**GOAL**
Retype only what runs from the first line of the records to the line with "const points = names.map((name, i)", inclusive, and no pictures.

**ROWS**
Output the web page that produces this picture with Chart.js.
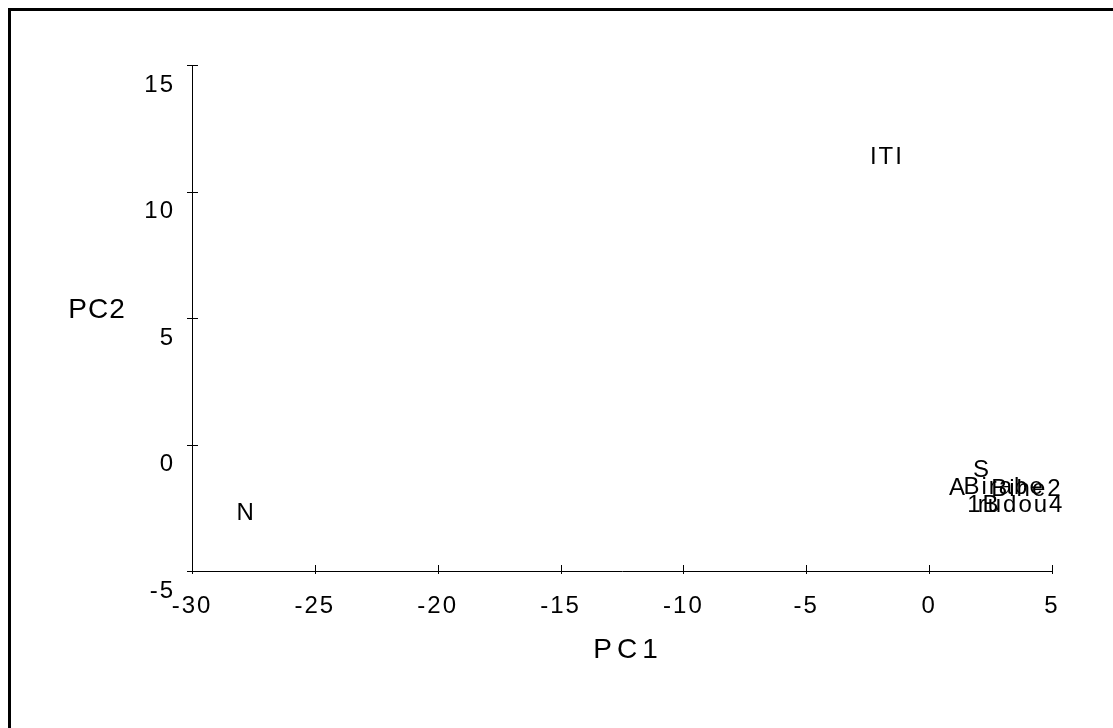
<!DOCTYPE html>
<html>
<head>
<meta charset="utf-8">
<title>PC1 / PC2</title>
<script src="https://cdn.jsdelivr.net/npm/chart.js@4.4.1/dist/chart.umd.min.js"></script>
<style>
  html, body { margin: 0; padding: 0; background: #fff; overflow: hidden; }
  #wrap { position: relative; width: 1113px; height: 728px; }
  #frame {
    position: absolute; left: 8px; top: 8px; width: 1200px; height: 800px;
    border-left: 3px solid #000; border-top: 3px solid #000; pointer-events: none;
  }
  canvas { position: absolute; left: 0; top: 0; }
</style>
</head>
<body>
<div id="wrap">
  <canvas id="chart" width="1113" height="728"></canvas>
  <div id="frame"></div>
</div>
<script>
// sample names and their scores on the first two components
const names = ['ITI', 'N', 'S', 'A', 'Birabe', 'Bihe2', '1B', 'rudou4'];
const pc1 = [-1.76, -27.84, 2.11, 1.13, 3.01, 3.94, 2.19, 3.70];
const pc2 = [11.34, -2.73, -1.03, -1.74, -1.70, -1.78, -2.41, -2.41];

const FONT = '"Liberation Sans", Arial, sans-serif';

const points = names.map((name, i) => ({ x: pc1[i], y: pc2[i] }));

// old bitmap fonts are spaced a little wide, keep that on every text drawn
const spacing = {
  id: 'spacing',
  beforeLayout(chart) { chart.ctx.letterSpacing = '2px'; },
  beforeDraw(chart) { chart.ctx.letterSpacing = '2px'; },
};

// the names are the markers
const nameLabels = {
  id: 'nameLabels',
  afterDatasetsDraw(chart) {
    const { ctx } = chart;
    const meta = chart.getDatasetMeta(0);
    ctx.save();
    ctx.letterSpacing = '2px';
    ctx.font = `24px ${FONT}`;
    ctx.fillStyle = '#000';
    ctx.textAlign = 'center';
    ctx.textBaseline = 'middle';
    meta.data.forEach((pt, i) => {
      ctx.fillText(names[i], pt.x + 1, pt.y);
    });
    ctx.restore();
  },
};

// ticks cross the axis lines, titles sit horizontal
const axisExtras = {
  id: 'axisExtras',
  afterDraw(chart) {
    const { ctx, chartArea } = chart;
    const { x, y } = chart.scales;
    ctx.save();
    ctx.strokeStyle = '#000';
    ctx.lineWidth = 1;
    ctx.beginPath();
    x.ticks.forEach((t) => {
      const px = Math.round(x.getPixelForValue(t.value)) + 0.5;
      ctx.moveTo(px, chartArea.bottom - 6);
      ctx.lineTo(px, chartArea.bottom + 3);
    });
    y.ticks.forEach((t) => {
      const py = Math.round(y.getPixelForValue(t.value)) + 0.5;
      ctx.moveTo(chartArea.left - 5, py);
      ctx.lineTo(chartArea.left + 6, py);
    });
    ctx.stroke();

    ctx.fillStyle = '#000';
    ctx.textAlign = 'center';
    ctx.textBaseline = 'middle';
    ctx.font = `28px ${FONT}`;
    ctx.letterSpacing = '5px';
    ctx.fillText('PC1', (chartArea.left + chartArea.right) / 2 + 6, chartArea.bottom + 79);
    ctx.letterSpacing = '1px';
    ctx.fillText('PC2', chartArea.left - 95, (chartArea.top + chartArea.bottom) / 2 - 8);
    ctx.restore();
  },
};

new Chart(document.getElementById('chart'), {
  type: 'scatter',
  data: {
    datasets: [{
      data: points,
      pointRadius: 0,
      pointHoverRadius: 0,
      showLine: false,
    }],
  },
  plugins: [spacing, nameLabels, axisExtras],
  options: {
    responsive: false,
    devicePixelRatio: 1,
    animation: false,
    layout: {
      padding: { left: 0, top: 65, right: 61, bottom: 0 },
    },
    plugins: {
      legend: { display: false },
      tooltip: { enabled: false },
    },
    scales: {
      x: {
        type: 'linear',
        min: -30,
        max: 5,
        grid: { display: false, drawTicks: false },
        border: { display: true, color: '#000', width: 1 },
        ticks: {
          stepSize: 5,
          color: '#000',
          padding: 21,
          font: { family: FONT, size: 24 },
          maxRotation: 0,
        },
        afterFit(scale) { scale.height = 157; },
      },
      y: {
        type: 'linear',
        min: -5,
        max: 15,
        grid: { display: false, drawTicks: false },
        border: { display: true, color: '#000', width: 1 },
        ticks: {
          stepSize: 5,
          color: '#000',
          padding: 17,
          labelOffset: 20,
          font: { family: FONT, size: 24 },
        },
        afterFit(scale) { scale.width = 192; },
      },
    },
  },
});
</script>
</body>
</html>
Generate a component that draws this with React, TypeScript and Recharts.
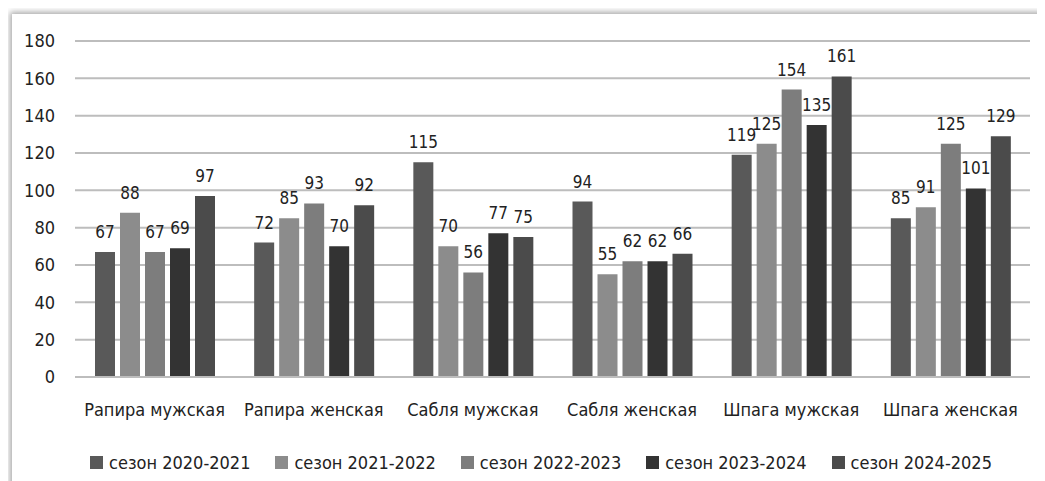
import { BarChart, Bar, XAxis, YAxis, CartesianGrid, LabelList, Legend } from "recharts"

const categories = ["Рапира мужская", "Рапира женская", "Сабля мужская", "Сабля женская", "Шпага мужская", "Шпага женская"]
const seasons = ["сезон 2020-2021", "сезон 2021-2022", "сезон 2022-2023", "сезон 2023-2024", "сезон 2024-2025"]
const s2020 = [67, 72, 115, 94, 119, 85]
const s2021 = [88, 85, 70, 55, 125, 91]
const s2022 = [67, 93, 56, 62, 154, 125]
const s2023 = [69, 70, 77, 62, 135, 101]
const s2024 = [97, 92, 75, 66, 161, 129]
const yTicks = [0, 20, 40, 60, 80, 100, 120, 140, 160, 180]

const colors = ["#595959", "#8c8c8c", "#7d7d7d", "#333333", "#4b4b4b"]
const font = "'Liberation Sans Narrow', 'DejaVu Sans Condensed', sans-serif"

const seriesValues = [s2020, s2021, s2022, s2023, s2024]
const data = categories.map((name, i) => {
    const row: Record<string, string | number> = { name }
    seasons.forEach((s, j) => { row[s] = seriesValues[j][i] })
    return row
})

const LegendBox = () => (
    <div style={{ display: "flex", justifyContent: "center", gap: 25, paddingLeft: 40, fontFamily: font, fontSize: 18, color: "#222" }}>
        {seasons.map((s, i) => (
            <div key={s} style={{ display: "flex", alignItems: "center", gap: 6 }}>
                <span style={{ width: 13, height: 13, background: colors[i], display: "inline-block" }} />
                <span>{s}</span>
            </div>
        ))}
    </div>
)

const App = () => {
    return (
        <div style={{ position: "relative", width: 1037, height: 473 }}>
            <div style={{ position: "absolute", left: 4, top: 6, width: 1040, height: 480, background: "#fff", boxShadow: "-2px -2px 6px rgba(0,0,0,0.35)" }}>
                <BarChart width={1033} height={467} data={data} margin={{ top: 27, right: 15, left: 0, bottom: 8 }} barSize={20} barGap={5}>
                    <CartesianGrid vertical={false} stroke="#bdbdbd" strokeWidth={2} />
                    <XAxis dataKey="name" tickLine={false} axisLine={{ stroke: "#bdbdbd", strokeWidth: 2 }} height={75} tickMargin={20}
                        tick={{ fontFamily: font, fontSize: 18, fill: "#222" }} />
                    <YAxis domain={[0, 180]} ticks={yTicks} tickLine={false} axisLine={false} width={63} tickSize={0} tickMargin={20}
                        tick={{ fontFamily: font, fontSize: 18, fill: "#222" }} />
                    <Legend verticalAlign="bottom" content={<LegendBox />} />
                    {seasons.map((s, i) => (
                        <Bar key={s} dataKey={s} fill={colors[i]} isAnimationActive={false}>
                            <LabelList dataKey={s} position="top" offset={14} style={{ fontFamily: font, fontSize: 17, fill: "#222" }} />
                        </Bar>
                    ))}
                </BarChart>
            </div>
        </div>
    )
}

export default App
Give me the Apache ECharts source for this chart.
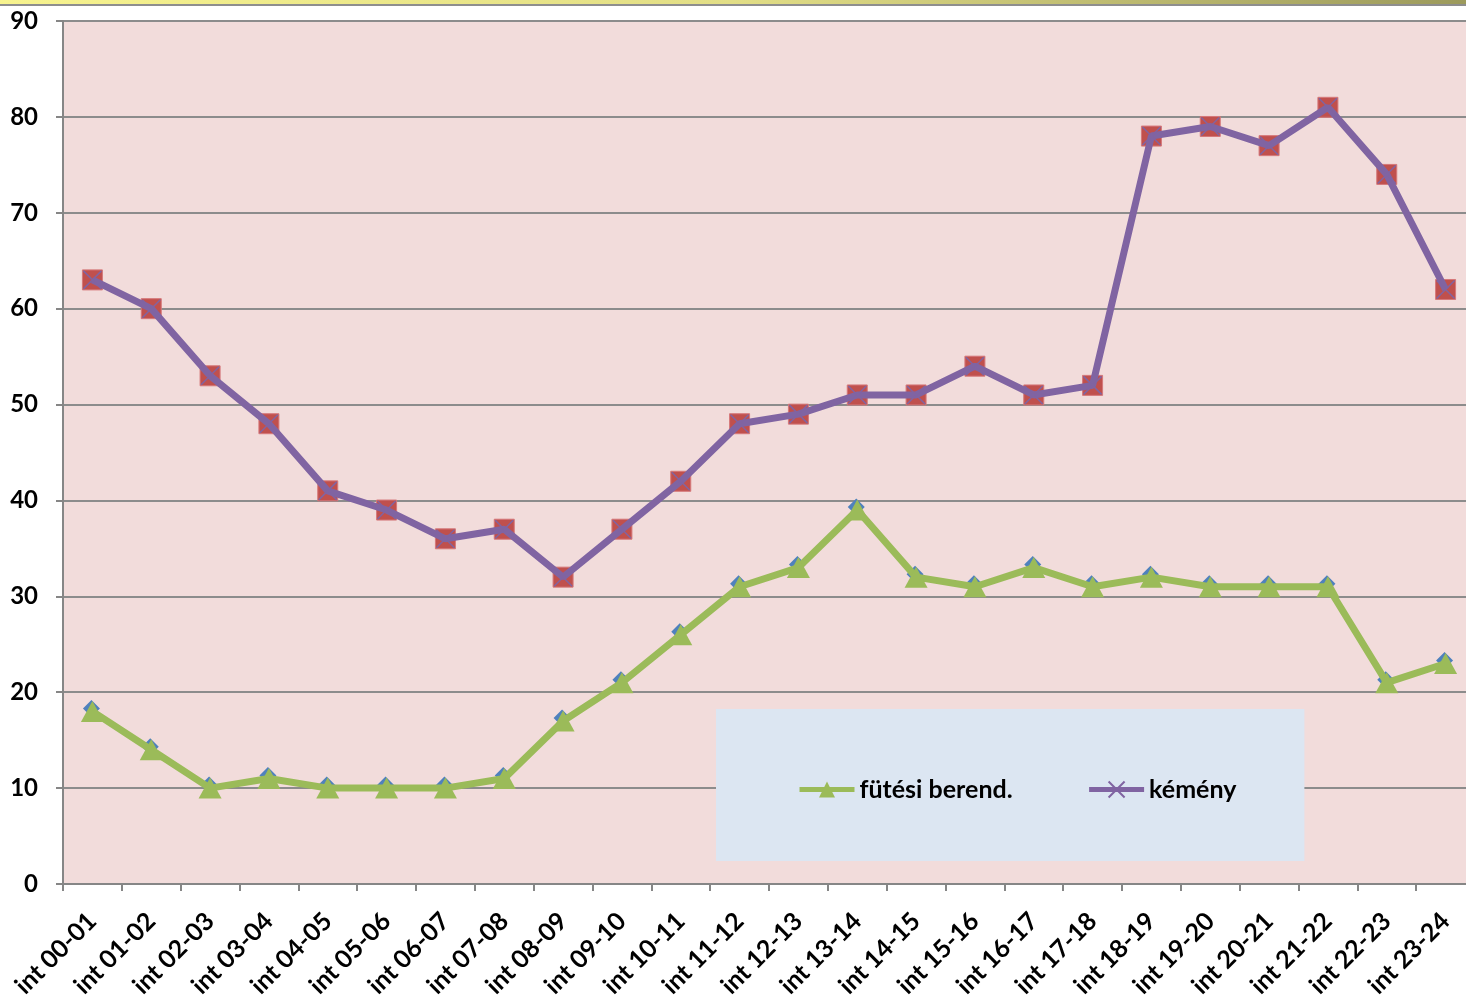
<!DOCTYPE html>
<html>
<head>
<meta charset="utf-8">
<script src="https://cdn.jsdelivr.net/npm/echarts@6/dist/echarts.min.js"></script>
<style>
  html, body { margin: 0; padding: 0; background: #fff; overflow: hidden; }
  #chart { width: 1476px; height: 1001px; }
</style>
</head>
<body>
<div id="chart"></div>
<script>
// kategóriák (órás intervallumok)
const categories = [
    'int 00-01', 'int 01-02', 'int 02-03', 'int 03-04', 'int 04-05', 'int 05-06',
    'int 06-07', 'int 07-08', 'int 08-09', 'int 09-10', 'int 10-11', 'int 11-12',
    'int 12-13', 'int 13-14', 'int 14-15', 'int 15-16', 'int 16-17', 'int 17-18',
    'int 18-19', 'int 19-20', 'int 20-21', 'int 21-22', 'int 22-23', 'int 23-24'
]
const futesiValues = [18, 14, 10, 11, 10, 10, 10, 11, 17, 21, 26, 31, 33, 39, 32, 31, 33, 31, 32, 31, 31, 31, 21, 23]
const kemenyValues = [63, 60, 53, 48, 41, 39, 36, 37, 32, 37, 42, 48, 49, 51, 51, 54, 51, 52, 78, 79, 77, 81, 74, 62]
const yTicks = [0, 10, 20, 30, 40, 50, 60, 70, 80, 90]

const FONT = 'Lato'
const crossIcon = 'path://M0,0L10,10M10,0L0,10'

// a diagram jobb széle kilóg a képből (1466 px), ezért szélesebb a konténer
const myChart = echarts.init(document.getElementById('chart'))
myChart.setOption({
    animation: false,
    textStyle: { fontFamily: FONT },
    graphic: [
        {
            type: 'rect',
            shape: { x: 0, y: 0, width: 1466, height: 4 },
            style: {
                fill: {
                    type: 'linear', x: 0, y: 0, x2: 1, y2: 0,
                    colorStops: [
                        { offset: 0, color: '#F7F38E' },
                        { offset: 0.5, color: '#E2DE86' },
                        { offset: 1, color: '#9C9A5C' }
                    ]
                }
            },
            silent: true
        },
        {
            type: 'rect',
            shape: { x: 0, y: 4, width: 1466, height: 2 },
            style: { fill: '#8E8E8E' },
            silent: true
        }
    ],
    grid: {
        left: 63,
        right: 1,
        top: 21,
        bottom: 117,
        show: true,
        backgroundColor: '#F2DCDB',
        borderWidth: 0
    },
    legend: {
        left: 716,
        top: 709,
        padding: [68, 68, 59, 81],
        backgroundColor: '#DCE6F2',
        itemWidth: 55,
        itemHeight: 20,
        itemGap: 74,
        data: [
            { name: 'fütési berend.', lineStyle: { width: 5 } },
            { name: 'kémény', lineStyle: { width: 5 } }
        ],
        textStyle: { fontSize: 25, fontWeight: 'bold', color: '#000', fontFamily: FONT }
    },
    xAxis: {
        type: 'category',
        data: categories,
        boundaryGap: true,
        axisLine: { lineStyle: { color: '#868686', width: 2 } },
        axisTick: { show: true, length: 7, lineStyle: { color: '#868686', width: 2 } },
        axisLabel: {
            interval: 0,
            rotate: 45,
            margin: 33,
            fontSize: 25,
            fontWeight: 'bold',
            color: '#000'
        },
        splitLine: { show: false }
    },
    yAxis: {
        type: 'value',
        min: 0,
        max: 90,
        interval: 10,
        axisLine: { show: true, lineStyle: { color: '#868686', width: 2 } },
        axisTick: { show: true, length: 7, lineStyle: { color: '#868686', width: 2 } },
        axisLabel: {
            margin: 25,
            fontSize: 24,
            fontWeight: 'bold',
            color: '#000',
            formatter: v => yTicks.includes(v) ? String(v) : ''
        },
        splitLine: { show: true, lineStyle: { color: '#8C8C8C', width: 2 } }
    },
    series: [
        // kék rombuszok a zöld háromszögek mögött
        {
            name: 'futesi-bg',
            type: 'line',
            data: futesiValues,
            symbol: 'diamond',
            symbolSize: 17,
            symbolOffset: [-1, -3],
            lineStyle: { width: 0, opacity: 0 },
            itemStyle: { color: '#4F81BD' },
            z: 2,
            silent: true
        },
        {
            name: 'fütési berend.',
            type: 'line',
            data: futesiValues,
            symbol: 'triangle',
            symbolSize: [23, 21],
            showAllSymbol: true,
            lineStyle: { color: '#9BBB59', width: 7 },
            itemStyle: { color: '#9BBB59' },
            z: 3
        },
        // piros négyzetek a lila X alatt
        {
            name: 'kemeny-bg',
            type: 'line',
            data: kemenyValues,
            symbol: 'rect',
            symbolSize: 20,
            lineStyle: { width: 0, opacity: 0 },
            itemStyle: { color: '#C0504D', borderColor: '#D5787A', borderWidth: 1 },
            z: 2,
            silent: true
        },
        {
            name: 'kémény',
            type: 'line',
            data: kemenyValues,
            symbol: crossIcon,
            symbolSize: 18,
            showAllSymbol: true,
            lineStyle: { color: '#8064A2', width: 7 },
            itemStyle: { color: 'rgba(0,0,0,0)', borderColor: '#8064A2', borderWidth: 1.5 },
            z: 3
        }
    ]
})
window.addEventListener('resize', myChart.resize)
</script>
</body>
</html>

**SOLUTION TO THE EXERCISE**
Output the web page that produces this picture with Chart.js.
<!DOCTYPE html>
<html>
<head>
<meta charset="utf-8">
<title>PC1 / PC2</title>
<script src="https://cdn.jsdelivr.net/npm/chart.js@4.4.1/dist/chart.umd.min.js"></script>
<style>
  html, body { margin: 0; padding: 0; background: #fff; overflow: hidden; }
  #wrap { position: relative; width: 1113px; height: 728px; }
  #frame {
    position: absolute; left: 8px; top: 8px; width: 1200px; height: 800px;
    border-left: 3px solid #000; border-top: 3px solid #000; pointer-events: none;
  }
  canvas { position: absolute; left: 0; top: 0; }
</style>
</head>
<body>
<div id="wrap">
  <canvas id="chart" width="1113" height="728"></canvas>
  <div id="frame"></div>
</div>
<script>
// sample names and their scores on the first two components
const names = ['ITI', 'N', 'S', 'A', 'Birabe', 'Bihe2', '1B', 'rudou4'];
const pc1 = [-1.76, -27.84, 2.11, 1.13, 3.01, 3.94, 2.19, 3.70];
const pc2 = [11.34, -2.73, -1.03, -1.74, -1.70, -1.78, -2.41, -2.41];

const FONT = '"Liberation Sans", Arial, sans-serif';

const points = names.map((name, i) => ({ x: pc1[i], y: pc2[i] }));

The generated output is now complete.